Time has come for India to look at the next generation of capital market reforms that would particularly focus on shaping the country’s future debt market, Anantha Nageswaran, Chief Economic Advisor to the Finance Ministry, said on Friday.

“Capital market reforms have been one of most successful interventions of the government in the last three decades. We are at a point where we need to repeat this. So capital market reforms 2.0 has to be thought of and what kind of debt market is needed. This has to spring from a bottoms-up exercise, figuring the investment needs,” Nageswaran said at a plenary session on ‘financing future growth’ at the CII Annual Business Summit 2024 in the capital.

This bottoms-up exercise would require a holistic and comprehensive understanding of investment needs and how it would be met through a combination of equity and debt, he said.

“Debt has to come from banks and capital markets. There is need to figure out what is the appropriate debt to equity ratio that this country can look at sustainably on an economy wide basis. How much of equity is needed in the banking system and can the existing banking system provide for it. How much of more banks that need to be added. Are we adding them at the right pace? What is the kind of banking capital needed to fund that debt. What is the portion of debt that capital market can finance, and do we have instruments and market depth to do so? These are the exercises that we need to do,” he said.

Inclusion in Bond index

Nageswaran highlighted India’s upcoming inclusion in J P Morgan EM bond Index (June 2024) and Bloomberg bond index (January 2025) would lead to both inflows of patient money and somewhat not so patient monies. 

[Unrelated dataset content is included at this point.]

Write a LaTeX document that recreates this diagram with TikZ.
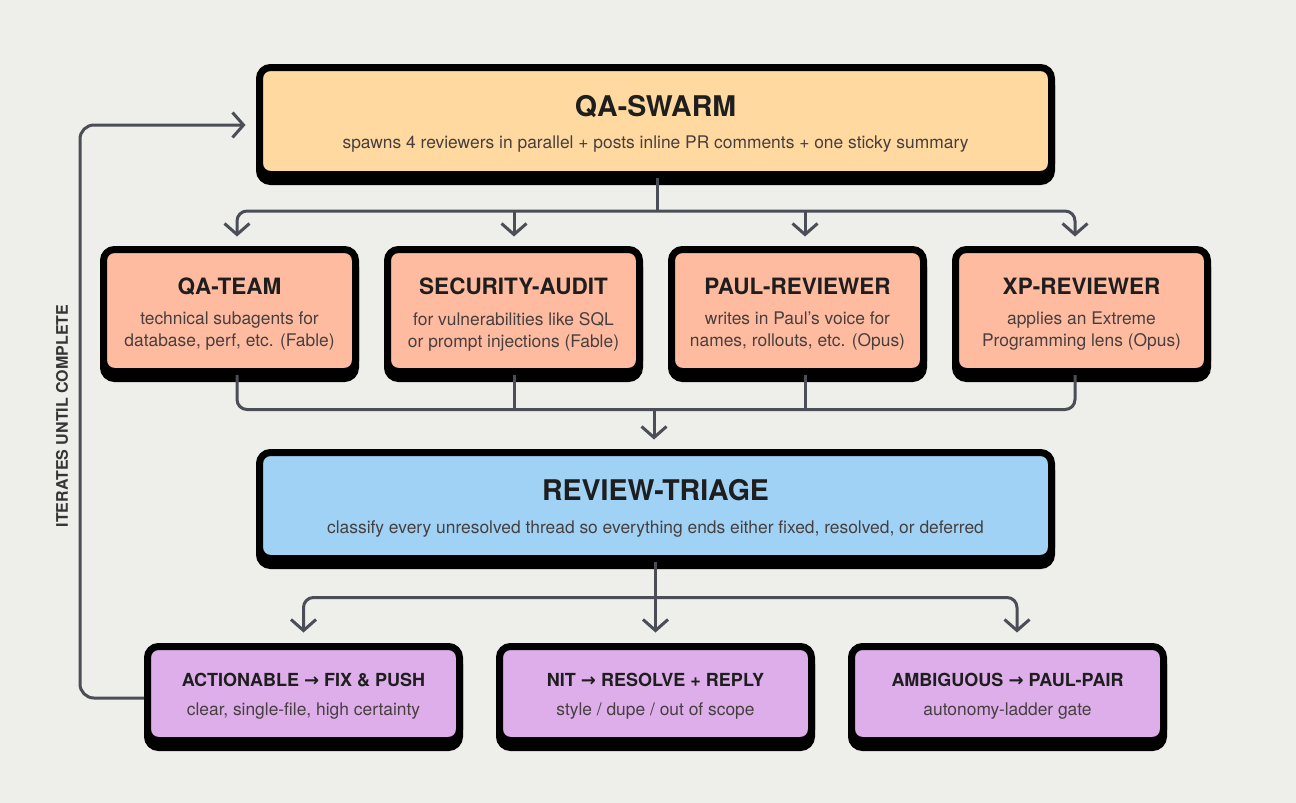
\documentclass[tikz,border=0pt]{standalone}
\usepackage{fontspec}
\setmainfont{TeX Gyre Heros}
\newfontfamily\symfont{DejaVu Sans}
\usetikzlibrary{arrows.meta,shadows,calc}

\definecolor{bg}{HTML}{EEEEEA}
\definecolor{swarmfill}{HTML}{FFD9A0}
\definecolor{revfill}{HTML}{FFBBA0}
\definecolor{triagefill}{HTML}{A0D2F5}
\definecolor{outfill}{HTML}{DDAEEA}
\definecolor{wire}{HTML}{4B4E56}
\definecolor{ink}{HTML}{1E1E1E}
\definecolor{subink}{HTML}{463F3F}

\newcommand{\rarr}{{\symfont\bfseries\char"2192}}

\begin{document}
\begin{tikzpicture}[x=1pt,y=-1pt,
  >={Straight Barb[length=11pt,width=25pt]},
  card/.style={draw=black, line width=7pt, rounded corners=11pt, inner sep=0pt,
    general shadow={fill=black, draw=black, line width=7pt, shadow yshift=-7pt}},
  wide/.style={card, minimum width=792pt},
  revbox/.style={card, fill=revfill, minimum width=252pt, minimum height=122pt},
  outbox/.style={card, fill=outfill, minimum width=312pt, minimum height=94pt},
  bigtitle/.style={font=\bfseries\fontsize{28.5}{32}\selectfont, text=ink, anchor=base, inner sep=0pt},
  midtitle/.style={font=\bfseries\fontsize{22.5}{26}\selectfont, text=ink, anchor=base, inner sep=0pt},
  smalltitle/.style={font=\bfseries\fontsize{18}{20}\selectfont, text=ink, anchor=base, inner sep=0pt},
  subtext/.style={font=\fontsize{17.4}{22}\selectfont, text=subink, align=center, inner sep=0pt},
  conn/.style={draw=wire, line width=3pt},
  wirebend/.style={conn, rounded corners=10pt}]

% canvas
\fill[bg] (0,0) rectangle (1296,803);
\useasboundingbox (0,0) rectangle (1296,803);

% boxes
\node[wide, fill=swarmfill, minimum height=107pt] (swarm) at (655.5,121) {};
\node[revbox] (qa)   at (229.5,310.5) {};
\node[revbox] (sec)  at (513.5,310.5) {};
\node[revbox] (paul) at (797.5,310.5) {};
\node[revbox] (xp)   at (1081.5,310.5) {};
\node[wide, fill=triagefill, minimum height=106pt] (triage) at (655.5,505.5) {};
\node[outbox] (act) at (303.5,693.5) {};
\node[outbox] (nit) at (655.5,693.5) {};
\node[outbox] (amb) at (1007.5,693.5) {};

% box texts
\node[bigtitle] (swarmT) at ($(swarm.center)+(0,-5)$) {QA-SWARM};
\node[subtext, anchor=base] (swarmS) at ($(swarm.center)+(0,27)$)
  {spawns 4 reviewers in parallel + posts inline PR comments + one sticky summary};

\node[midtitle] (qaT)   at ($(qa.center)+(0,-16.5)$)   {QA-TEAM};
\node[midtitle] (secT)  at ($(sec.center)+(0,-16.5)$)  {SECURITY-AUDIT};
\node[midtitle] (paulT) at ($(paul.center)+(0,-16.5)$) {PAUL-REVIEWER};
\node[midtitle] (xpT)   at ($(xp.center)+(0,-16.5)$)   {XP-REVIEWER};
\node[subtext] (qaS)   at ($(qa.center)+(0,21)$)   {technical subagents for\\database, perf, etc. (Fable)};
\node[subtext] (secS)  at ($(sec.center)+(0,21)$)  {for vulnerabilities like SQL\\or prompt injections (Fable)};
\node[subtext] (paulS) at ($(paul.center)+(0,21)$) {writes in Paul's voice for\\names, rollouts, etc. (Opus)};
\node[subtext] (xpS)   at ($(xp.center)+(0,21)$)   {applies an Extreme\\Programming lens (Opus)};

\node[bigtitle] (triageT) at ($(triage.center)+(0,-5)$) {REVIEW-TRIAGE};
\node[subtext, anchor=base] (triageS) at ($(triage.center)+(0,27.5)$)
  {classify every unresolved thread so everything ends either fixed, resolved, or deferred};

\node[smalltitle] (actT) at ($(act.center)+(0,-7.5)$) {ACTIONABLE \rarr{} FIX \& PUSH};
\node[smalltitle] (nitT) at ($(nit.center)+(0,-7.5)$) {NIT \rarr{} RESOLVE + REPLY};
\node[smalltitle] (ambT) at ($(amb.center)+(0,-7.5)$) {AMBIGUOUS \rarr{} PAUL-PAIR};
\node[subtext, anchor=base] (actS) at ($(act.center)+(0,21.5)$) {clear, single-file, high certainty};
\node[subtext, anchor=base] (nitS) at ($(nit.center)+(0,21.5)$) {style / dupe / out of scope};
\node[subtext, anchor=base] (ambS) at ($(amb.center)+(0,21.5)$) {autonomy-ladder gate};

% fan-out from the swarm to the four reviewers
\draw[conn] ([xshift=1.5pt]swarm.south) -- ++(0,33) coordinate (fork);
\draw[wirebend, <->] ([xshift=7.5pt,yshift=9.5pt]qa.north) |- (fork) -| ([xshift=-6.5pt,yshift=9.5pt]xp.north);
\draw[conn, ->] ([xshift=0.5pt]sec.north |- fork) -- ([xshift=0.5pt,yshift=9.5pt]sec.north);
\draw[conn, ->] ([xshift=7.5pt]paul.north |- fork) -- ([xshift=7.5pt,yshift=9.5pt]paul.north);

% reviewers merge into triage
\coordinate (merge) at ($(triage.north)+(-1.5,-39.5)$);
\draw[wirebend] ([xshift=7.5pt]qa.south) |- (merge) -| ([xshift=-6.5pt]xp.south);
\draw[conn] ([xshift=0.5pt]sec.south) -- ([xshift=0.5pt]sec.south |- merge);
\draw[conn] ([xshift=7.5pt]paul.south) -- ([xshift=7.5pt]paul.south |- merge);
\draw[conn, ->] (merge) -- ([xshift=-1.5pt,yshift=9.5pt]triage.north);

% triage splits into three outcomes
\coordinate (split) at ($(triage.south)+(0,35.5)$);
\draw[conn, ->] (triage.south) -- ([yshift=10.5pt]nit.north);
\draw[wirebend, <->] ([yshift=10.5pt]act.north) |- (split) -| ([xshift=9.5pt,yshift=10.5pt]amb.north);

% loop back to the swarm
\coordinate (back) at ([xshift=-10.5pt,yshift=-4pt]swarm.west);
\coordinate (rail) at (80,400);
\draw[conn, rounded corners=14pt, ->] ([yshift=-4.5pt]act.west) -| (rail |- back) -- (back);
\node[rotate=90, font=\bfseries\fontsize{16}{18}\selectfont, text=ink!90] (looplbl) at (62,416) {ITERATES UNTIL COMPLETE};
\end{tikzpicture}
\end{document}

“The government and the regulators have rather the unenviable task of managing both — stability aspect and financing for growth aspect. When Market participants evaluate actions of government and regulators, they need to also bear in mind that the challenges before both these entities are two-fold and are very delicate.

Sometimes it is important given our marathon we are running with respect to development that we give as much importance to stability as growth dimensions of the financial markets,” Nageswaran said.

Veteran banker Uday Kotak, who was former MD & CEO of Kotak Mahindra Bank, said that India today has a market capitalisation to GDP ratio of 1.2 to 1.3. “This is a far cry from what it can be. If India has to finance its future, capital markets will be an enormous engine for financing India’s future,” Kotak said.

“India is in a unique position that after  the US, we have an opportunity to use capital market intermediation to build the financing  of India’s future”.

Noting that debt is major part of capital markets, Kotak said there is need to make raising of debt far easier in India. “I feel the gap in taxation between debt and equity is wide,” he said.

Zero accident policy

He also said that a ‘zero accident policy’ is risky approach for India’s high growth aspirations and a ‘minimal accident policy’ approach would serve its growth interests better.

For India to finance growth and be truly competitive, one of the main engines for it would be continued sustenance of capital markets, he added.